Mongolians vote to elect new president

June 26, 2017 11:16 am

People in traditional dress arrive to vote in the Mongolian presidential election at the Erdene Sum Ger (Yurt) polling station in Tuul Valley, Mongolia, June 26, 2017. (Photo by AFP)

Mongolians cast ballots on Monday to choose between a horse breeder, a judoka, and a feng shui master in a presidential election rife with corruption scandals and nationalist rhetoric.
From its sprawling steppes to its capital and even in yurts serving as polling stations, people began to vote in a landlocked country sandwiched between Russia and China that was once viewed as an oasis of democracy full of economic promise.
Nomadic herders filed into a yurt in the city of Erdene Sum, 100 kilometers east of the capital, Ulan Bator, to cast their ballots, wearing the traditional deel coat, fedoras, and boots.
The resource-rich nation of just three million has struggled in recent years with mounting debt and low voter turnout.
The next president will inherit a $5.5-billion International Monetary Fund-led bailout designed to stabilize its economy and lessen its dependence on China, which purchases 80 percent of Mongolian exports.
But voters have heard little from the three candidates about unemployment and jobs — their top concerns in opinion polls — as campaigns have instead focused on their opponents’ allegedly shady pasts.
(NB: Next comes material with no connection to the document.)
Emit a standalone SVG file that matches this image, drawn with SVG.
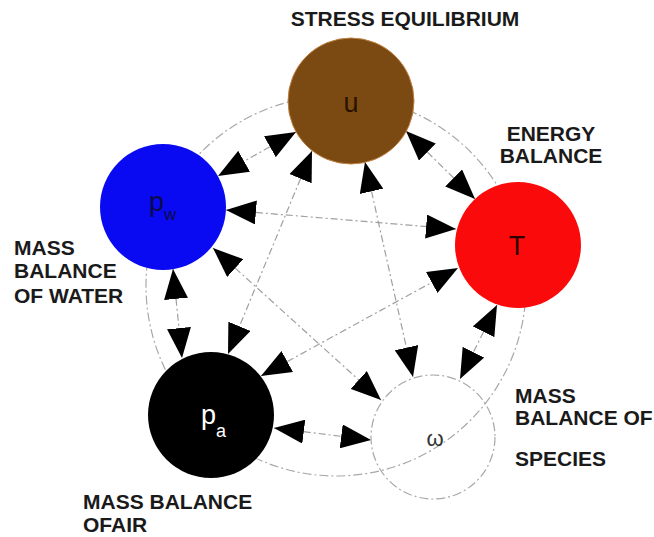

Mongolia’s candidates for the presidential election Ganbaatar Sainkhuu (L), Enkhbold Miyegombo (C), and Battulga Khaltmaa take part in a televised debate in Ulan Bator, June 24, 2017. (Photo by AFP)

Among the accusations are a 60-billion tugrik ($25-million) scheme to sell government posts, hefty offshore accounts, and a clandestine donation from a member of a South Korean church — all of which the candidates have denied.
The campaign was also marked by moments of anti-Chinese sentiment, with candidate Mieygombo Enkhbold of the parliament-ruling Mongolian People’s Party (MPP) publishing his family tree to rebuff claims that he had Chinese blood.
“(The election) is truly testing the nerves of voters,” Gerel Orgil, a Mongolian public opinion analyst, told AFP. “It’s been like watching a bullfight.”